With the increasing of knowledge resources and the demand of knowledge mining, it is important to enrich the semantics of academic literature, which can not only help users quickly and accurately locate the knowledge units in scientific papers, but also can help readers to conduct comparative analysis and strategic reading. Therefore, it's essential to identify and describe the components and their semantic functions within scientific papers for promoting knowledge discovery and knowledge services.
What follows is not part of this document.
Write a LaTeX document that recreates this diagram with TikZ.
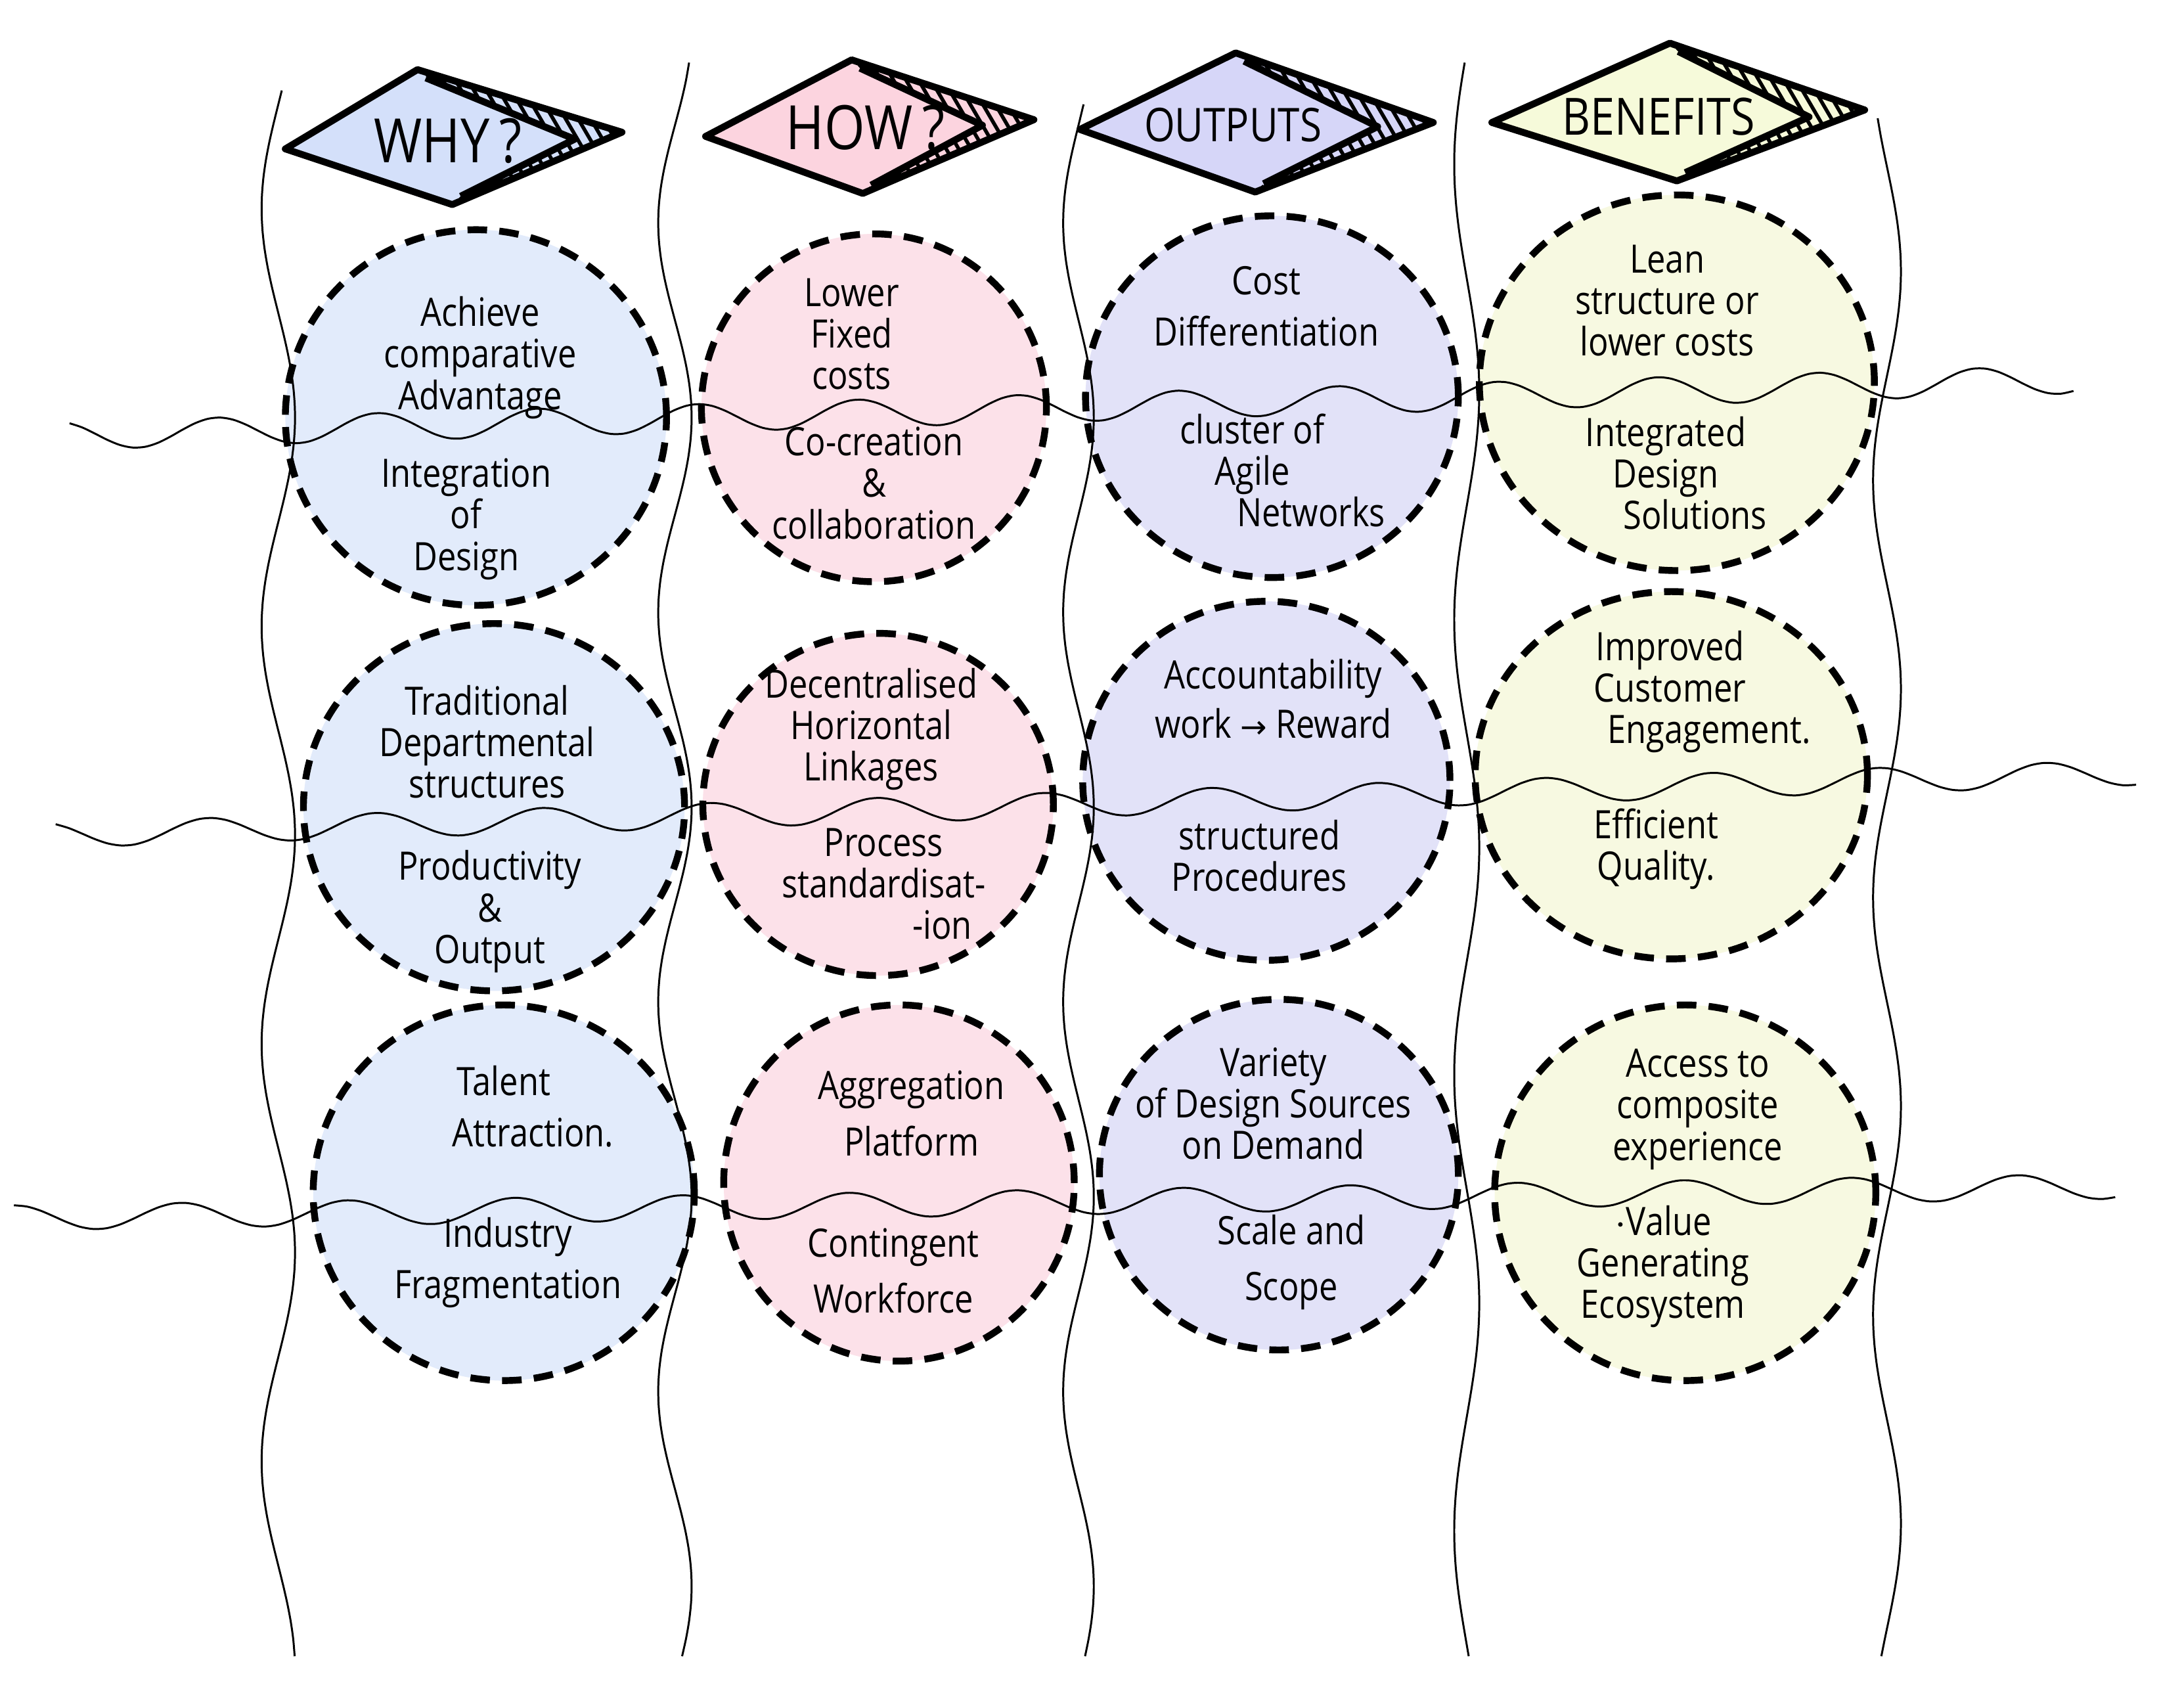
\documentclass[tikz,border=0pt]{standalone}
\usepackage{fontspec}
\setmainfont{Open Sans}
\newfontfamily\hand[FakeStretch=0.85]{Open Sans}
\usetikzlibrary{shapes.geometric}
\definecolor{cwhy}{HTML}{E2EBFB}
\definecolor{chow}{HTML}{FCE1E9}
\definecolor{cout}{HTML}{E2E2F8}
\definecolor{cben}{HTML}{F7F9E1}
\definecolor{dwhy}{HTML}{D4E0FA}
\definecolor{dhow}{HTML}{FCD4DF}
\definecolor{dout}{HTML}{D6D6F8}
\definecolor{dben}{HTML}{F6FADA}
\begin{document}
\begin{tikzpicture}[x=0.02cm,y=-0.02cm,
  blob/.style 2 args={ellipse, draw=black, line width=2.8pt, dash pattern=on 8pt off 5pt,
     minimum width=#1*0.04cm, minimum height=#2*0.04cm, inner sep=0pt},
  txt/.style={align=center, font=\hand\fontsize{16}{17}\selectfont, text=black, inner sep=0pt},
  hdr/.style={font=\hand\fontsize{21}{21}\selectfont, inner sep=0pt},
  wave/.style={line width=0.8pt, black},
  dline/.style={line width=2.8pt, line join=round},
  hatch/.style={line width=1.5pt}
]
\useasboundingbox (0,0) rectangle (1568,1227);
\fill[white] (0,0) rectangle (1568,1227);

% ---------- circles ----------
\node[blob={137}{135}, fill=cwhy] (A) at (342,300) {};
\node[blob={124}{125}, fill=chow] (B) at (628,293) {};
\node[blob={134}{130}, fill=cout] (C) at (914,285) {};
\node[blob={142}{135}, fill=cben] (D) at (1205,275) {};
\node[blob={137}{132}, fill=cwhy] (E) at (355,580) {};
\node[blob={126}{123}, fill=chow] (F) at (631,578) {};
\node[blob={132}{129}, fill=cout] (G) at (910,561) {};
\node[blob={141}{132}, fill=cben] (H) at (1201,557) {};
\node[blob={137}{135}, fill=cwhy] (I) at (362,857) {};
\node[blob={126}{128}, fill=chow] (J) at (646,850) {};
\node[blob={129}{126}, fill=cout] (K) at (919,844) {};
\node[blob={137}{135}, fill=cben] (L) at (1211,857) {};

% ---------- wavy vertical lines ----------
\draw[wave] plot[smooth, variable=\t, domain=65:1190, samples=90] ({200+12*sin((\t-225)*1.2)}, \t);
\draw[wave] plot[smooth, variable=\t, domain=45:1190, samples=90] ({485+12*sin((\t-230)*1.286)}, \t);
\draw[wave] plot[smooth, variable=\t, domain=75:1190, samples=90] ({775+11*sin((\t-230)*1.286)}, \t);
\draw[wave] plot[smooth, variable=\t, domain=45:1190, samples=90] ({1054+9*sin((\t-200)*1.1)}, \t);
\draw[wave] plot[smooth, variable=\t, domain=85:1190, samples=90] ({1356+10*sin((\t-120)*1.2)}, \t);

% ---------- wavy horizontal lines ----------
\draw[wave] plot[smooth, variable=\t, domain=50:1490, samples=160] (\t, {313-(\t-50)*0.028+10*sin((\t-70)*3.13)});
\draw[wave] plot[smooth, variable=\t, domain=40:1535, samples=160] (\t, {600-(\t-40)*0.03+9*sin((\t-60)*3.0)});
\draw[wave] plot[smooth, variable=\t, domain=10:1520, samples=160] (\t, {875-(\t-10)*0.015+9*sin((\t-40)*3.0)});

% ---------- diamonds ----------
% WHY
\coordinate (wL) at (205,107); \coordinate (wT) at (300,50); \coordinate (wT2) at (306,56);
\coordinate (wR) at (413,100); \coordinate (wP) at (447,95); \coordinate (wB) at (325,147);
\coordinate (wB2) at (331,141);
\fill[dwhy] (wL)--(wT)--(wP)--(wB)--cycle;
\begin{scope}
\clip (wT)--(wP)--(wB)--(wB2)--(wR)--(wT2)--cycle;
\foreach \k in {200,209,...,470} \draw[hatch] (\k,40) -- ++(70,120);
\end{scope}
\draw[dline] (wL)--(wT)--(wP)--(wB)--cycle (wT2)--(wR)--(wB2);
\node[hdr, font=\hand\fontsize{25}{25}\selectfont] (why) at (322,101) {WHY\,?};

% HOW
\coordinate (hL) at (507,98); \coordinate (hT) at (612,43); \coordinate (hT2) at (618,49);
\coordinate (hR) at (706,90); \coordinate (hP) at (743,86); \coordinate (hB) at (620,139);
\coordinate (hB2) at (626,133);
\fill[dhow] (hL)--(hT)--(hP)--(hB)--cycle;
\begin{scope}
\clip (hT)--(hP)--(hB)--(hB2)--(hR)--(hT2)--cycle;
\foreach \k in {500,509,...,770} \draw[hatch] (\k,30) -- ++(70,120);
\end{scope}
\draw[dline] (hL)--(hT)--(hP)--(hB)--cycle (hT2)--(hR)--(hB2);
\node[hdr, font=\hand\fontsize{25}{25}\selectfont] (how) at (622,92) {HOW\,?};

% OUTPUTS
\coordinate (oL) at (776,93); \coordinate (oT) at (888,38); \coordinate (oT2) at (894,44);
\coordinate (oR) at (990,91); \coordinate (oP) at (1030,88); \coordinate (oB) at (902,138);
\coordinate (oB2) at (908,132);
\fill[dout] (oL)--(oT)--(oP)--(oB)--cycle;
\begin{scope}
\clip (oT)--(oP)--(oB)--(oB2)--(oR)--(oT2)--cycle;
\foreach \k in {780,789,...,1060} \draw[hatch] (\k,25) -- ++(70,120);
\end{scope}
\draw[dline] (oL)--(oT)--(oP)--(oB)--cycle (oT2)--(oR)--(oB2);
\node[hdr, font=\hand\fontsize{19}{19}\selectfont] (out) at (886,90) {OUTPUTS};

% BENEFITS
\coordinate (bL) at (1072,88); \coordinate (bT) at (1200,31); \coordinate (bT2) at (1206,37);
\coordinate (bR) at (1300,84); \coordinate (bP) at (1340,79); \coordinate (bB) at (1205,130);
\coordinate (bB2) at (1211,124);
\fill[dben] (bL)--(bT)--(bP)--(bB)--cycle;
\begin{scope}
\clip (bT)--(bP)--(bB)--(bB2)--(bR)--(bT2)--cycle;
\foreach \k in {1080,1089,...,1370} \draw[hatch] (\k,20) -- ++(70,120);
\end{scope}
\draw[dline] (bL)--(bT)--(bP)--(bB)--cycle (bT2)--(bR)--(bB2);
\node[hdr] (ben) at (1192,84) {BENEFITS};

% ---------- texts ----------
\node[txt] (A1) at (345,257) {Achieve\\comparative\\Advantage};
\node[txt] (A2) at (335,373) {Integration\\of\\Design};
\node[txt] (B1) at (612,240) {Lower\\Fixed\\costs};
\node[txt] (B2) at (628,347) {Co-creation\\\&\\collaboration};
\node[txt] (C1) at (910,220) {Cost\\[4pt]Differentiation};
\node[txt] (C2) at (900,338) {cluster of\\Agile\hspace{3.5em}\\\hspace{3em}Networks};
\node[txt] (D1) at (1198,216) {Lean\\structure or\\lower costs};
\node[txt] (D2) at (1197,340) {Integrated\\Design\\\hspace{1.5em}Solutions};
\node[txt] (E1) at (350,533) {Traditional\\Departmental\\structures};
\node[txt] (E2) at (352,655) {Productivity\\\&\\Output};
\node[txt] (F1) at (626,524) {Decentralised\\Horizontal\\Linkages};
\node[txt] (F2) at (635,635) {Process\\standardisat-\\\hspace{3em}-ion};
\node[txt] (G1) at (915,502) {Accountability\\[3pt]work {\fontspec{DejaVu Sans}\fontsize{13}{13}\selectfont →} Reward};
\node[txt] (G2) at (905,615) {structured\\Procedures};
\node[txt] (H1) at (1200,497) {Improved\\Customer\\\hspace{2em}Engagement.};
\node[txt] (H2) at (1190,610) {Efficient\\Quality.};
\node[txt] (I1) at (362,795) {Talent\\[4pt]\hspace{1.5em}Attraction.};
\node[txt] (I2) at (365,907) {Industry\\[4pt]Fragmentation};
\node[txt] (J1) at (655,800) {Aggregation\\[6pt]Platform};
\node[txt] (J2) at (642,913) {Contingent\\[6pt]Workforce};
\node[txt] (K1) at (915,793) {Variety\\of Design Sources\\on Demand};
\node[txt] (K2) at (928,907) {Scale and\\[6pt]Scope};
\node[txt] (L1) at (1220,797) {Access to\\composite\\experience};
\node[txt] (L2) at (1195,910) {$\cdot$Value\\Generating\\Ecosystem};
\end{tikzpicture}
\end{document}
Scientific paper content ontology is the standardized knowledge representation of scientific papers content structure and semantic function. It is of great significance for the deep indexing, information extraction and knowledge mining of scientific papers. After a review on the existing researches of paper components and attributions as well as the published ontologies, the existing ontologies, limited to the fundamental theories, have some deficiencies in revealing the deep semantics of information embedded in scientific papers. In order to design and build a component ontology, which is more suitable for information extraction, the functional unit theory should be considered.
The functional unit theory is the fundamental theory that combines information tasks and genre analysis, which is more suitable for the development of scientific paper content ontology oriented to knowledge discovery. Based on the functional unit theory, a novel ontology named Scientific Paper Functional Units Ontology(FUO)is designed. After reviewing the 41 functional units, 28 components are redesigned, including background, goal, motivation, method description, conclusion, contributions, etc. Based on the components, 12 classes and 28 subclasses are designed. The attributions of the classes are also designed by refering to Bio Event ontology and News Event ontology. The classes and attributions of FUO are formally represented with protégé 5.1. Then 10 research papers from JASIST are randomly selected to conduct a deep indexing experiment by using the GATE, a semantic annotation software. Finally, the distribution of different functional units within scientific papers is analyzed.
The originality of this research lies in the clear definition of the functional units with their attributes and the FUO which can reveal semantic features of scientific papers components in a more comprehensive and detailed manner. The results have also proved the potential availability of FUO for deep semantic indexing, semantic retrieval and knowledge discovery. This research deepens our understanding on scientific paper as a knowledge container from the perspective of information science. The limitation of this paper is the lack of considering the semantic relationships between content components of scientific paper. More detailed definition of the relationships and new components such as interactive tables, datasets, audios and videos should be studied in the future. 4 figs. 9 tabs. 47 refs．